Someone is taking proactive but narrow measures to ensure that the technological capacity to build nuclear weapons does not exist in Iran and to ensure that nuclear scientists who might be inclined to work for the regime think twice—or at least pay up their life insurance.
There is the usual gnashing of teeth by those who want to blame the Mossad or the CIA. Even without knowing who did it, the real questions are, “Would it be preferable for Israel or the U.S. to fly bombers to Iran and crater Isfahan and its civilian population?” They could and we could, but it wouldn’t be nice. “Would it be preferable for the West to starve Iran into submission through severe sanctions?” We could, but it wouldn’t be pretty. “Would it be better to allow Iran to have nuclear weapons capability?
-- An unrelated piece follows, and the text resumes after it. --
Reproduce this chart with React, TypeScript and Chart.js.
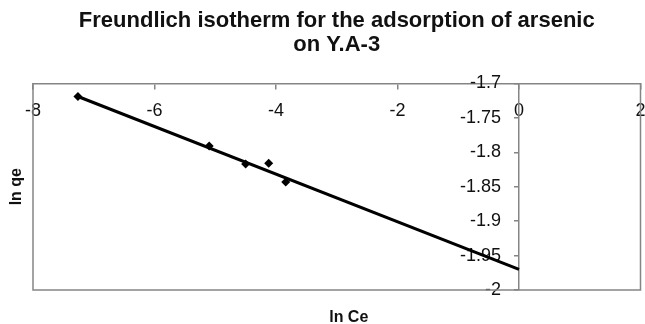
import React, { useEffect, useRef } from "react";
import { Chart, registerables } from "chart.js";

Chart.register(...registerables);

const titleLines = ["Freundlich isotherm for the adsorption of arsenic", "on Y.A-3"];
const xTitle = "ln Ce";
const yTitle = "ln qe";

// measured points (ln Ce, ln qe)
const lnCe = [-7.26, -5.1, -4.5, -4.12, -3.84];
const lnQe = [-1.719, -1.791, -1.817, -1.816, -1.843];

// linear trendline endpoints (forecast forward to 0)
const trendX = [-7.26, 0];
const trendY = [-1.719, -1.970];

const xMin = -8, xMax = 2, xStep = 2;
const yMin = -2, yMax = -1.7, yStep = 0.05;

const FONT = "'Liberation Sans', Arial, sans-serif";
const AXIS_GRAY = "#858585";

const framePlugin = {
  id: "frame",
  beforeDatasetsDraw(chart: any) {
    const { ctx, chartArea } = chart;
    ctx.save();
    ctx.strokeStyle = AXIS_GRAY;
    ctx.lineWidth = 1.5;
    ctx.beginPath();
    ctx.moveTo(chartArea.left, chartArea.top);
    ctx.lineTo(chartArea.left, chartArea.bottom);
    ctx.lineTo(chartArea.right, chartArea.bottom);
    ctx.lineTo(chartArea.right, chartArea.top);
    ctx.stroke();
    ctx.restore();
  },
};

const zeroPad = (scale: any) => {
  scale.paddingLeft = 0;
  scale.paddingRight = 0;
  scale.paddingTop = 0;
  scale.paddingBottom = 0;
};

export default function App() {
  const ref = useRef<HTMLCanvasElement | null>(null);
  useEffect(() => {
    if (!ref.current) return;
    const chart = new Chart(ref.current, {
      type: "scatter",
      data: {
        datasets: [
          {
            label: "data",
            data: lnCe.map((x, i) => ({ x, y: lnQe[i] })),
            pointStyle: "rectRot",
            pointRadius: 4.5,
            backgroundColor: "#000",
            borderColor: "#000",
            borderWidth: 0,
            xAxisID: "x",
            yAxisID: "y",
          },
          {
            label: "trend",
            data: trendX.map((x, i) => ({ x, y: trendY[i] })),
            showLine: true,
            pointRadius: 0,
            borderColor: "#000",
            borderWidth: 3,
            xAxisID: "x",
            yAxisID: "y",
          },
        ],
      },
      plugins: [framePlugin],
      options: {
        responsive: false,
        animation: false,
        layout: { padding: { left: 0, right: 4, top: 0, bottom: 0 } },
        plugins: {
          legend: { display: false },
          tooltip: { enabled: false },
          title: {
            display: true,
            text: titleLines,
            fullSize: false,
            color: "#111",
            font: { family: FONT, size: 22, weight: "bold", lineHeight: 1.1 },
            padding: { top: 9, bottom: 26 },
          },
        },
        scales: {
          x: {
            type: "linear",
            position: { y: yMax },
            min: xMin,
            max: xMax,
            afterFit: zeroPad,
            ticks: { stepSize: xStep, color: "#111", font: { family: FONT, size: 18 }, padding: 12 },
            grid: { drawOnChartArea: false, drawTicks: true, tickLength: 5, color: AXIS_GRAY, lineWidth: 1.5 },
            border: { display: true, color: AXIS_GRAY, width: 1.5 },
          },
          y: {
            type: "linear",
            position: { x: 0 },
            min: yMin,
            max: yMax,
            afterFit: zeroPad,
            ticks: {
              stepSize: yStep,
              color: "#111",
              font: { family: FONT, size: 18 },
              padding: 12,
              callback: (v: any) => String(Number(Number(v).toFixed(2))) + "\u2003",
            },
            grid: { drawOnChartArea: false, drawTicks: true, tickLength: 4, color: AXIS_GRAY, lineWidth: 1.5 },
            border: { display: true, color: AXIS_GRAY, width: 1.5 },
          },
          x2: {
            type: "linear",
            position: "bottom",
            display: true,
            grid: { display: false, drawTicks: false, tickLength: 0 },
            border: { display: false },
            ticks: { display: false },
            title: {
              display: true,
              text: "\u2002\u2002\u2002" + xTitle,
              color: "#111",
              font: { family: FONT, size: 16, weight: "bold", lineHeight: 1 },
              padding: { top: 20, bottom: -2 },
            },
          },
          y2: {
            type: "linear",
            position: "left",
            display: true,
            grid: { display: false, drawTicks: false, tickLength: 0 },
            border: { display: false },
            ticks: { display: false },
            title: {
              display: true,
              text: yTitle,
              color: "#111",
              font: { family: FONT, size: 16, weight: "bold", lineHeight: 1 },
              padding: { top: 9, bottom: 8 },
            },
          },
        },
      },
    } as any);
    return () => chart.destroy();
  }, []);
  return (
    <div style={{ position: "absolute", left: 0, top: 0, width: 645, height: 324, background: "#fff" }}>
      <canvas ref={ref} width={645} height={324} />
    </div>
  );
}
What would that mean to Israel, the West and the Sunni majority Middle East?”
Neither the U.S. nor Israel is perfect in eliminating collateral damage—and each “collateral” is a person who should not have died. Civilians have been killed in Pakistan and Gaza, and a pedestrian was killed in the explosion that killed Ahmadi-Roshan, so the job wasn’t quite targeted enough. Therein lies the difference between the good guy and the bad guys in the broadest sense—for the good guys, civilian casualties are the subject of regret; for the bad guys, they are the object of the exercise.
The world is better off with fewer Iranian nuclear scientists.